Cineasta tenta desvendar própria adoção e suspeita ser vítima de tráfico

Ivan Richard - Repórter da Agência Brasil
Publicado em 08/04/2014 - 18:25
Brasília

Várias pastas com documentos nas mãos e determinação para desvendar o próprio passado. Assim Charlotte Cohen, nascida no Brasil e com cidadania francesa, prestou depoimento hoje (8) à Comissão Parlamentar de Inquérito (CPI) do Tráfico de Pessoas da Câmara dos Deputados para falar sobre o processo de adoção dela ocorrido há 26 anos, quando tinha apenas 2 meses de vida.

A suspeita é que ela tenha sido vítima de uma quadrilha especializada em tráfico internacional de crianças. Aos 2 meses de vida, ela foi levada de um orfanato, em São Paulo, pela empregada doméstica Maria das Dores Pinto da Mota para Paris. Lá foi adotada por um casal de franceses. O então sobrenome Pinto da Mota foi trocado por Cohen.

Segundo Charlotte, hoje cineasta e desde 2012 morando no Brasil, os pais adotivos nunca esconderam que ela não era filha biológica do casal, mas não revelavam as circunstâncias da adoção e diziam que não tinham documentos. Aos 14 anos, no entanto, ela encontrou no escritório do pai uma pasta com documentos que revelavam a origem brasileira.

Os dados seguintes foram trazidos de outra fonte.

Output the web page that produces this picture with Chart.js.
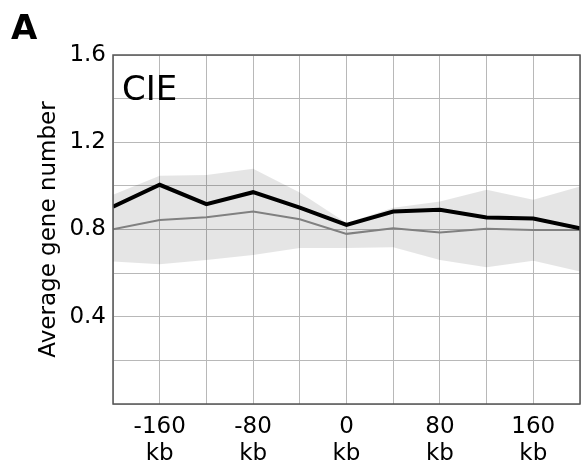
<!DOCTYPE html>
<html>
<head>
<meta charset="utf-8">
<script src="https://cdn.jsdelivr.net/npm/chart.js@4/dist/chart.umd.min.js"></script>
<style>
  html, body { margin: 0; padding: 0; background: #fff; }
  #wrap { width: 582px; height: 463px; }
</style>
</head>
<body>
<div id="wrap"><canvas id="chart"></canvas></div>
<script>
// positions relative to the element, kb
const positions = [-200, -160, -120, -80, -40, 0, 40, 80, 120, 160, 200];
const observed = [0.905, 1.005, 0.916, 0.971, 0.90, 0.821, 0.882, 0.89, 0.855, 0.85, 0.806];
const expected = [0.801, 0.844, 0.856, 0.882, 0.847, 0.78, 0.806, 0.786, 0.803, 0.798, 0.798];
const bandUpper = [0.959, 1.046, 1.05, 1.078, 0.97, 0.83, 0.90, 0.928, 0.982, 0.936, 0.997];
const bandLower = [0.653, 0.641, 0.66, 0.683, 0.715, 0.715, 0.719, 0.66, 0.627, 0.657, 0.607];
const xTickLabels = { '-160': '-160', '-80': '-80', '0': '0', '80': '80', '160': '160' };
const yTickLabels = ['0.4', '0.8', '1.2', '1.6'];

const toPoints = (vals) => vals.map((v, i) => ({ x: positions[i], y: v }));
const FONT = 'DejaVu Sans';

const textPlugin = {
  id: 'panelText',
  afterDraw(chart) {
    const ctx = chart.ctx;
    ctx.save();
    ctx.fillStyle = '#000';
    ctx.textBaseline = 'alphabetic';
    ctx.textAlign = 'left';
    ctx.font = `bold 34px "${FONT}"`;
    ctx.fillText('A', 11, 39);
    ctx.font = `34px "${FONT}"`;
    ctx.fillText('CIE', chart.chartArea.left + 9, 100);
    ctx.restore();
  },
};

const borderPlugin = {
  id: 'frame',
  afterDatasetsDraw(chart) {
    const { left, right, top, bottom } = chart.chartArea;
    const ctx = chart.ctx;
    ctx.save();
    ctx.strokeStyle = '#555';
    ctx.lineWidth = 1.5;
    ctx.strokeRect(left, top, right - left, bottom - top);
    ctx.restore();
  },
};

new Chart(document.getElementById('chart'), {
  type: 'line',
  data: {
    datasets: [
      {
        data: toPoints(observed),
        borderColor: '#000',
        borderWidth: 4,
        pointRadius: 0,
        fill: false,
      },
      {
        data: toPoints(expected),
        borderColor: '#808080',
        borderWidth: 2,
        pointRadius: 0,
        fill: false,
      },
      {
        data: toPoints(bandUpper),
        borderWidth: 0,
        borderColor: 'rgba(0,0,0,0)',
        backgroundColor: 'rgba(0,0,0,0.1)',
        pointRadius: 0,
        fill: '+1',
      },
      {
        data: toPoints(bandLower),
        borderWidth: 0,
        borderColor: 'rgba(0,0,0,0)',
        pointRadius: 0,
        fill: false,
      },
    ],
  },
  options: {
    responsive: true,
    maintainAspectRatio: false,
    animation: false,
    layout: { padding: { top: 55, right: 2, left: 0, bottom: 0 } },
    plugins: {
      legend: { display: false },
      tooltip: { enabled: false },
    },
    scales: {
      x: {
        type: 'linear',
        min: -200,
        max: 200,
        border: { display: false },
        grid: { color: '#b8b8b8', lineWidth: 1, drawTicks: false },
        ticks: {
          stepSize: 40,
          padding: 9,
          maxRotation: 0,
          autoSkip: false,
          color: '#000',
          font: { family: FONT, size: 23, lineHeight: 1.2 },
          callback: (v) => (xTickLabels[String(v)] !== undefined ? [xTickLabels[String(v)], 'kb'] : ''),
        },
        afterFit: (scale) => {
          scale.height = 59;
          scale.paddingLeft = 0;
          scale.paddingRight = 0;
        },
      },
      y: {
        min: 0,
        max: 1.6,
        border: { display: false },
        grid: { color: '#b8b8b8', lineWidth: 1, drawTicks: false },
        ticks: {
          stepSize: 0.2,
          padding: 7,
          autoSkip: false,
          color: '#000',
          font: { family: FONT, size: 23 },
          callback: (v) => {
            const s = v.toFixed(1);
            return yTickLabels.includes(s) ? s : '';
          },
        },
        title: {
          display: true,
          text: 'Average gene number',
          color: '#000',
          font: { family: FONT, size: 23 },
          padding: { top: 35, bottom: 0 },
        },
        afterFit: (scale) => {
          scale.width = 113;
          scale.paddingTop = 0;
          scale.paddingBottom = 0;
        },
      },
    },
  },
  plugins: [textPlugin, borderPlugin],
});
</script>
</body>
</html>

“No meu caso, entendo que foi forjada a documentação. A empregada foi  obrigada a me levar e entregar a uma família”, disse Charlotte à CPI. Com a documentação, descobriu que pode ter um irmão gêmeo, também levado para França, mas adotado por outra família. Ela contou que conviveu com ele sem saber do grau de parentesco por um período, mas como os pais adotivos dela e do irmão se desentenderam, eles foram separados definitivamente.

Há quase dois anos vivendo no Brasil, Charlotte decidiu encontrar seus pais e reescrever sua história. Com a certidão nascimento, foi em busca da mãe. Contudo, ao chegar à casa de Maria das Dores Pinto da Mota descobriu que ela não é sua mãe, como consta no documento. Procurou a patroa da doméstica, Guiomar Morcelli, dona do orfanato onde ela foi abrigada antes da adoção.

Em reportagem do Jornal da Record, Charlotte vai a casa de Guiomar e fala com o marido dela Franco Morcelli, que fica com as perguntas da cineasta. Diante da dificuldade em obter informações, o presidente da CPI, deputado Arnaldo Jordy (PPS-PA), propôs a convocação dos dois e de mais seis pessoas envolvidas no processo de adoção.

“Todos os indicativos a partir do depoimento dessa moça é que ela foi vítima, provavelmente com outras tantas crianças, de tráfico internacional. Foi sequestrada quando bebê por uma articulação legal de adoção, leva para França por uma agenciadora dona de um orfanato”, disse o deputado.

“Desde que descobri essa pasta, tinha 14 anos, já são 12 anos que estou atrás disso, então não vou desistir. Eu sei que aqui no Brasil tem pessoas que sabem quem é a minha mãe e quem é o meu pai. Enquanto essas pessoas estiverem vivas eu não vou desistir. Elas têm que falar”, disse Charlotte.

“Espero que com o apoio da CPI, as coisas possam ir andar mais rapidamente e se resolver. Isso que espero. Tenho esperança, sempre tive esperança, sempre tive fé. Acho que vou achar minha família de um jeito ou de outro. Tenho fé nisso. Sou otimista sempre”.

Após a denúncias do Jornal da Record, a Defensoria Pública da União pediu que a Polícia Federal investigue o caso. “Agora, a gente já desarquivou uma investigação da Polícia Federal ocorrida entre 1992 e 1999 no caso de duas crianças, dois meninos, levados exatamente como eu”, disse a cineasta.

Com a abertura das investigações, foi pedido o exame de DNA de Rafael Morcelli, filho de Guiomar.  Segundo Charlotte, há a suspeita que o filho da dona da orfanato tenha tido um filho com a empregada da família. “A dona Marisa [que trabalhou na casa dos Morcelli] falou que eu seria filha de uma empregada com Franco Morcelli. Mas depois fiz umas investigações, vi fotos dos filhos do Ricardo [filho de Franco] e penso que pareço muito mais com ele. Mas são todas suposições. Quero fazer esse DNA para chegar mais perto da verdade”, disse.

A CPI tem até 30 de abril, quando se encerra o prazo de funcionamento da comissão, para investigar o caso. “Acredito que vai dar tempo [de investigar]. São oito convocados, talvez possamos ir na semana que vem a São Paulo. O caso já tem indícios suficientes e já está sendo investigado pela Polícia Federal. Creio que dará tempo de esclarecer o suficiente e indiciarmos as pessoas que consideramos responsáveis”, disse Jordy.